Conseils pour les parents qui s'expatrient avec un enfant en situation de handicap
Il y a parfois un décalage entre les ambitions d'accueil des élèves à besoins particuliers et les contraintes auxquelles il faut faire face sur le terrain. Dans tous les cas, il est recommandé de :
Se renseigner sur les textes officiels qui régissent la scolarisation des élèves présentant un handicap
Avant de voir concrètement ce qui se passe dans l'école envisagée, il est bon d'avoir une idée précise de la manière dont votre enfant devrait théoriquement être pris en charge. Les textes officiels sont généralement accessibles à partir du site du ministère de l'Éducation du pays cible.

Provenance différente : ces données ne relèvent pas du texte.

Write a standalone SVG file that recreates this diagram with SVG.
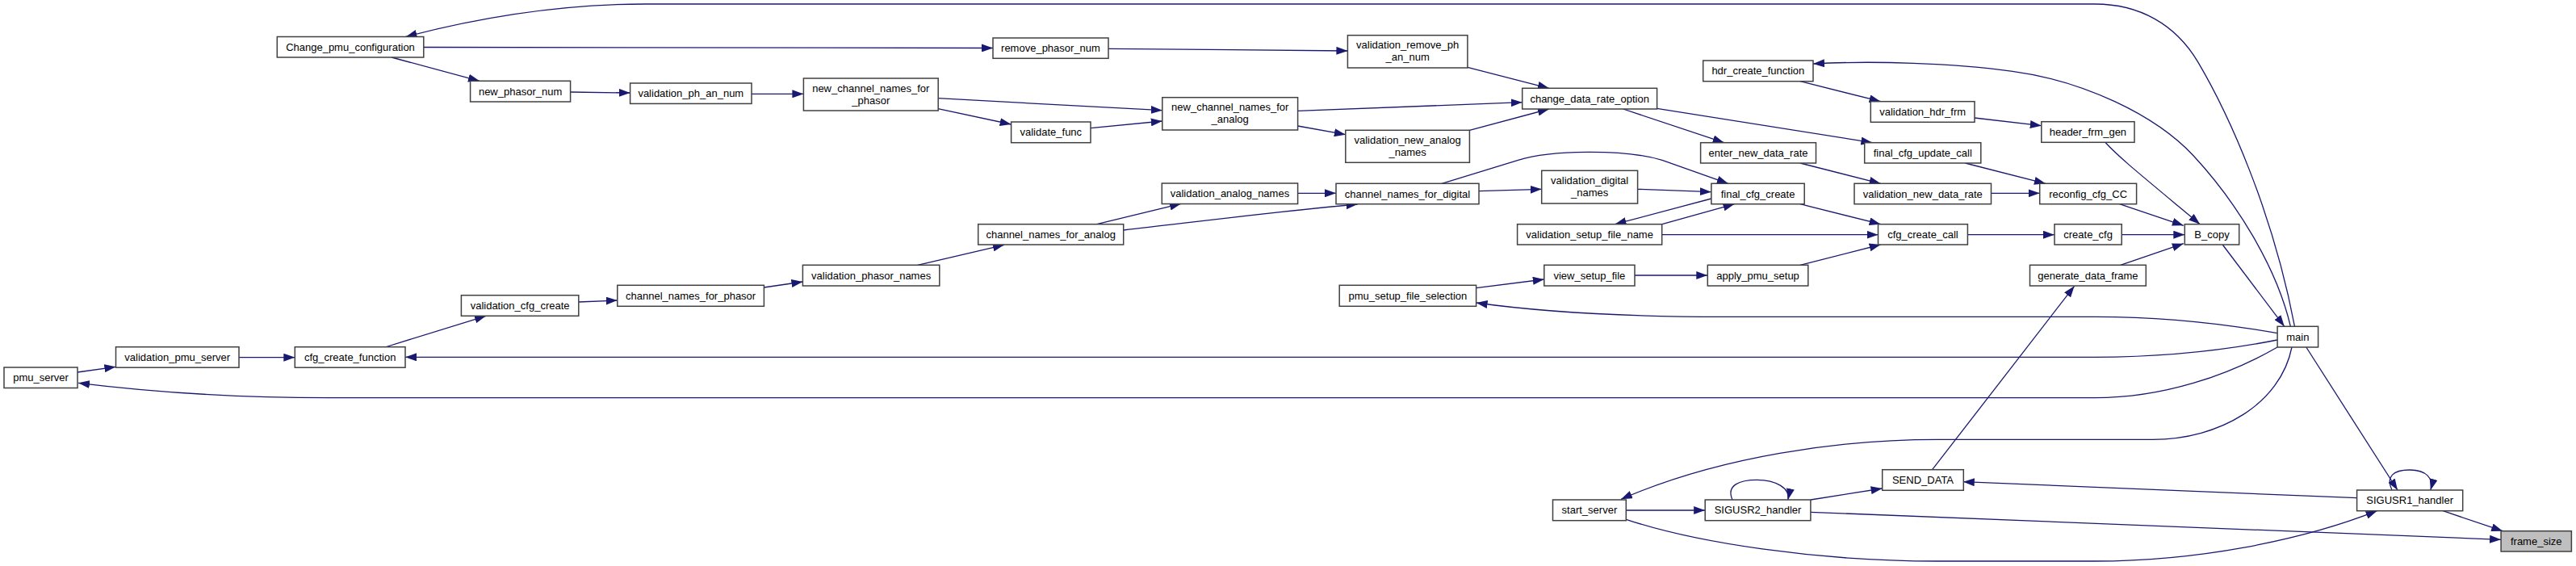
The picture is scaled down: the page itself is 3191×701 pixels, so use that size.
<svg xmlns="http://www.w3.org/2000/svg" width="3191" height="701" viewBox="0 0 3191 701">
<defs>
<marker id="arr" markerUnits="userSpaceOnUse" markerWidth="14" markerHeight="10" refX="14" refY="5" orient="auto">
<path d="M0,0 L14,5 L0,10 z" fill="#191970"/>
</marker>
<style>
.n rect{fill:#ffffff;stroke:#404040;stroke-width:1.5}
.n.g rect{fill:#bfbfbf}
.n text{font-family:"Liberation Sans",Arial,sans-serif;font-size:13px;text-anchor:middle;fill:#000000}
#edges path{fill:none;stroke:#191970;stroke-width:1.3;marker-end:url(#arr)}
</style>
</defs>
<rect width="3191" height="701" fill="#ffffff"/>
<g id="edges">
<path d="M2842.5,404.3 C2815,260 2760,140 2722.6,76.7 C2695,30 2650,5 2595,5 L800,5 C700,5 600,20 502.5,45.5"/>
<path d="M485,71 L594,100.3"/>
<path d="M524.5,58.5 L1230,59.5"/>
<path d="M706.6,114 L780.6,115"/>
<path d="M931,116.3 L995.4,116.3"/>
<path d="M1162,121.7 L1439.8,136.7"/>
<path d="M1162,134.7 L1252.6,154"/>
<path d="M1351,158.7 L1439.8,150"/>
<path d="M1373,60.3 L1669.4,63"/>
<path d="M1817.9,83.3 L1918.9,109.3"/>
<path d="M1607.6,137.3 L1885.7,126.7"/>
<path d="M1607.6,156 L1666.8,166.7"/>
<path d="M1820.4,161.3 L1918.9,135"/>
<path d="M2010.7,135 L2135.7,176.7"/>
<path d="M2052.6,134.3 L2319.4,176.7"/>
<path d="M2837.4,404.3 C2820,330 2770,250 2717.5,193.3 C2670,142 2580,100 2493,88.3 C2420,78 2320,75 2246,79"/>
<path d="M2230,100.7 L2329.6,125.7"/>
<path d="M2446,146 L2528.8,155.7"/>
<path d="M2230,202 L2329.6,227.3"/>
<path d="M2434.4,202 L2533.9,227.3"/>
<path d="M2466.5,239.3 L2526.7,239.3"/>
<path d="M2607.8,176.3 C2625,195 2650,215 2725.2,277.7"/>
<path d="M2625.7,252.7 L2704.8,279.3"/>
<path d="M2437.4,290.7 L2545,290.7"/>
<path d="M2628.2,290.7 L2706.3,290.7"/>
<path d="M2626.7,328.3 L2704.8,301.7"/>
<path d="M2753.2,303 L2829.8,404.3"/>
<path d="M1786,227.3 L1880.6,198.3 C1920,186 2010,184 2059,198.3 L2140.8,227.3"/>
<path d="M1832,236.7 L1909.7,234.3"/>
<path d="M2028.6,234.3 L2119.9,237.7"/>
<path d="M2119.9,246 L2000.5,277.7"/>
<path d="M2059,277.7 L2148.5,252.7"/>
<path d="M2230,252.7 L2329.6,277.7"/>
<path d="M2058.7,290.7 L2326.5,290.7"/>
<path d="M2230,328.3 L2329.6,303"/>
<path d="M2025,341 L2115.3,341"/>
<path d="M1828.6,356.7 L1912.8,346"/>
<path d="M2821.1,412.7 C2750,400 2680,392.3 2595,392.3 L2135.7,392.3 C2000,392.3 1900,385 1828.6,375"/>
<path d="M2821.1,421 C2750,435 2680,442.3 2595,442.3 L502,442.3"/>
<path d="M2821.1,430 C2760,465 2680,492.7 2595,492.7 L408,492.7 C300,492.7 200,487 97,474.3"/>
<path d="M2839,430 C2825,500 2750,544.3 2666.5,544.3 L2400,544.3 C2280,544.3 2130,565 2008,618.3"/>
<path d="M2856.8,430 L2970,607"/>
<path d="M2963,607 C2955,590 2965,582 2985,582 C3005,582 3015,592 3010.9,607"/>
<path d="M2919.6,616.7 L2431.8,596.7"/>
<path d="M3026.2,632.7 L3100.2,657.7"/>
<path d="M2014.3,632 L2112.2,632"/>
<path d="M2146,619 C2138,601 2155,594.3 2176.5,594.3 C2200,594.3 2218,605 2214.8,619"/>
<path d="M2242.9,619 L2331.6,605"/>
<path d="M2242.9,634.3 L3098.1,668.3"/>
<path d="M2014.3,643.3 C2100,672 2250,695 2400,695 L2595,695 C2720,695 2850,670 2944.6,632.7"/>
<path d="M2393.6,581.7 L2569.6,354.3"/>
<path d="M946.4,356 L994.4,349"/>
<path d="M1136.7,328.3 L1243.9,303.3"/>
<path d="M1358.7,277.7 L1463,252.3"/>
<path d="M1391.8,285 C1480,275 1580,262 1681.6,253"/>
<path d="M1607.6,239.3 L1655,239.3"/>
<path d="M96,461 L143.4,454.3"/>
<path d="M296,442.7 L365.3,442.7"/>
<path d="M477,430 L602,391.3"/>
<path d="M716.8,374 L764.8,372"/>
</g>
<g id="pmu_server" class="n"><rect x="5" y="455" width="91" height="25.5"/><text x="50.5" y="472">pmu_server</text></g>
<g id="validation_pmu_server" class="n"><rect x="143.5" y="429.7" width="152.5" height="25.5"/><text x="219.75" y="447">validation_pmu_server</text></g>
<g id="cfg_create_function" class="n"><rect x="365.3" y="429.7" width="136.7" height="25.5"/><text x="433.65" y="447">cfg_create_function</text></g>
<g id="Change_pmu_configuration" class="n"><rect x="343.3" y="45.5" width="181.5" height="25.5"/><text x="434" y="62.75">Change_pmu_configuration</text></g>
<g id="new_phasor_num" class="n"><rect x="582.6" y="100.3" width="124" height="25.7"/><text x="644.6" y="117.6">new_phasor_num</text></g>
<g id="validation_cfg_create" class="n"><rect x="571.4" y="365.7" width="145.4" height="25.6"/><text x="644.1" y="383">validation_cfg_create</text></g>
<g id="validation_ph_an_num" class="n"><rect x="780.6" y="103" width="150.4" height="25.4"/><text x="855.8" y="120.2">validation_ph_an_num</text></g>
<g id="channel_names_for_phasor" class="n"><rect x="764.8" y="353.3" width="181.6" height="26"/><text x="855.6" y="370.8">channel_names_for_phasor</text></g>
<g id="new_channel_names_for_phasor" class="n"><rect x="995.4" y="97" width="166.8" height="40"/><text x="1078.8" y="113.5">new_channel_names_for</text><text x="1078.8" y="128.5">_phasor</text></g>
<g id="validation_phasor_names" class="n"><rect x="994.4" y="328.3" width="169.4" height="25.7"/><text x="1079.1" y="345.7">validation_phasor_names</text></g>
<g id="remove_phasor_num" class="n"><rect x="1230" y="47" width="143" height="25.3"/><text x="1301.5" y="64.2">remove_phasor_num</text></g>
<g id="validate_func" class="n"><rect x="1252.6" y="151" width="98.4" height="25.7"/><text x="1301.8" y="168.4">validate_func</text></g>
<g id="channel_names_for_analog" class="n"><rect x="1211.7" y="277.7" width="180" height="25.3"/><text x="1301.7" y="294.9">channel_names_for_analog</text></g>
<g id="new_channel_names_for_analog" class="n"><rect x="1439.8" y="120.7" width="167.8" height="40.3"/><text x="1523.7" y="137.2">new_channel_names_for</text><text x="1523.7" y="152.2">_analog</text></g>
<g id="validation_analog_names" class="n"><rect x="1439.3" y="227" width="168.3" height="25.5"/><text x="1523.45" y="244.25">validation_analog_names</text></g>
<g id="validation_remove_ph_an_num" class="n"><rect x="1669.4" y="43.7" width="148.5" height="40.3"/><text x="1743.65" y="60.2">validation_remove_ph</text><text x="1743.65" y="75.2">_an_num</text></g>
<g id="validation_new_analog_names" class="n"><rect x="1666.8" y="161.3" width="153.6" height="40"/><text x="1743.6" y="177.8">validation_new_analog</text><text x="1743.6" y="192.8">_names</text></g>
<g id="channel_names_for_digital" class="n"><rect x="1655" y="227.3" width="177" height="25.4"/><text x="1743.5" y="244.5">channel_names_for_digital</text></g>
<g id="pmu_setup_file_selection" class="n"><rect x="1659.2" y="353.3" width="169.4" height="26"/><text x="1743.9" y="370.8">pmu_setup_file_selection</text></g>
<g id="change_data_rate_option" class="n"><rect x="1885.7" y="109.3" width="166.9" height="25.7"/><text x="1969.15" y="126.65">change_data_rate_option</text></g>
<g id="validation_digital_names" class="n"><rect x="1909.7" y="211.3" width="118.9" height="40.7"/><text x="1969.15" y="227.8">validation_digital</text><text x="1969.15" y="242.8">_names</text></g>
<g id="validation_setup_file_name" class="n"><rect x="1879.6" y="277.7" width="179.1" height="25.3"/><text x="1969.15" y="294.85">validation_setup_file_name</text></g>
<g id="view_setup_file" class="n"><rect x="1912.8" y="328.3" width="112.2" height="25.7"/><text x="1968.9" y="345.65">view_setup_file</text></g>
<g id="start_server" class="n"><rect x="1923.5" y="619" width="90.8" height="25.7"/><text x="1968.9" y="636.35">start_server</text></g>
<g id="hdr_create_function" class="n"><rect x="2109.7" y="75" width="136.3" height="25.7"/><text x="2177.85" y="92.35">hdr_create_function</text></g>
<g id="enter_new_data_rate" class="n"><rect x="2106.6" y="176.7" width="142.9" height="25.3"/><text x="2178.05" y="193.85">enter_new_data_rate</text></g>
<g id="final_cfg_create" class="n"><rect x="2119.9" y="227.3" width="115.3" height="25.4"/><text x="2177.55" y="244.5">final_cfg_create</text></g>
<g id="apply_pmu_setup" class="n"><rect x="2115.3" y="328.3" width="124.5" height="25.7"/><text x="2177.55" y="345.65">apply_pmu_setup</text></g>
<g id="SIGUSR2_handler" class="n"><rect x="2112.2" y="619" width="130.7" height="25.7"/><text x="2177.55" y="636.35">SIGUSR2_handler</text></g>
<g id="validation_hdr_frm" class="n"><rect x="2317.3" y="125.7" width="128.7" height="25.6"/><text x="2381.65" y="143">validation_hdr_frm</text></g>
<g id="final_cfg_update_call" class="n"><rect x="2309.7" y="176.7" width="144.1" height="25.3"/><text x="2381.75" y="193.85">final_cfg_update_call</text></g>
<g id="validation_new_data_rate" class="n"><rect x="2297" y="227.3" width="169.5" height="25.4"/><text x="2381.75" y="244.5">validation_new_data_rate</text></g>
<g id="cfg_create_call" class="n"><rect x="2326.5" y="277.7" width="110.9" height="25.3"/><text x="2381.95" y="294.85">cfg_create_call</text></g>
<g id="SEND_DATA" class="n"><rect x="2331.7" y="581.7" width="100.6" height="25.6"/><text x="2382" y="599">SEND_DATA</text></g>
<g id="header_frm_gen" class="n"><rect x="2528.8" y="150.7" width="115.2" height="25.6"/><text x="2586.4" y="168">header_frm_gen</text></g>
<g id="reconfig_cfg_CC" class="n"><rect x="2526.7" y="227.3" width="119.9" height="25.4"/><text x="2586.65" y="244.5">reconfig_cfg_CC</text></g>
<g id="create_cfg" class="n"><rect x="2545" y="277.7" width="83.2" height="25.3"/><text x="2586.6" y="294.85">create_cfg</text></g>
<g id="generate_data_frame" class="n"><rect x="2514.5" y="328.3" width="143.8" height="25.7"/><text x="2586.4" y="345.65">generate_data_frame</text></g>
<g id="B_copy" class="n"><rect x="2706.3" y="277.7" width="67.4" height="25.3"/><text x="2740" y="294.85">B_copy</text></g>
<g id="main" class="n"><rect x="2821.1" y="404.3" width="50.5" height="25.7"/><text x="2846.35" y="421.65">main</text></g>
<g id="SIGUSR1_handler" class="n"><rect x="2919.6" y="607" width="131.1" height="25.7"/><text x="2985.15" y="624.35">SIGUSR1_handler</text></g>
<g id="frame_size" class="n g"><rect x="3098.1" y="657.7" width="87.3" height="25.3"/><text x="3141.75" y="674.85">frame_size</text></g>
</svg>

Effectuer une visite de l'école pour constater par soi-même la nature des aménagements
Qu'en est-il des rampes d'accès, de l'aménagement des toilettes, du matériel d'accompagnement dont dispose l'école ? Rien de tel qu'un tour de l'établissement pour s'en rendre compte. Ces visites sont en général possibles lors des journées portes ouvertes ou sur prise de rendez-vous.
Demander si l'éducation inclusive fait partie d'un des axes du projet d'établissement
Le projet d'établissement est un texte qui oriente les principaux axes et objectifs de l'école. Il fait l'objet d'une définition interne et témoigne des ambitions communes de l'équipe éducative d'une école donnée, au-delà des directives générales du ministère de l'Éducation. C'est donc bon signe si l'inclusivité est mentionnée explicitement dans ce projet d'établissement, avec le détail des mesures prises à cet effet.
Se renseigner sur la présence d'un référent handicap à l'école
Il peut s'agir d'un professeur ou d'un autre membre de l'équipe éducative. La mise en place d'une telle ressource est le signe que l'établissement mène une politique active dans le domaine de l'accueil des élèves handicapés.
Chercher les ressources d'accompagnement disponibles dans la langue de scolarisation de l'élève
Y a-t-il, par exemple, des orthophonistes exerçant dans la langue maternelle de votre enfant ? Le Consulat du pays d'accueil met en général à disposition une liste de personnel de santé exerçant dans votre langue maternelle. Il est important d'avoir une idée préalable de ces ressources si cela est déterminant pour la prise en charge de votre enfant.
Se rapprocher des associations de parents d'élèves
Par ce moyen, on peut obtenir des témoignages très concrets de la manière dont le handicap est pris en charge par l'établissement visé. Ces témoignages, combinés aux autres démarches évoquées, permettent de vous formuler une idée précise de la manière dont votre enfant peut être accueilli.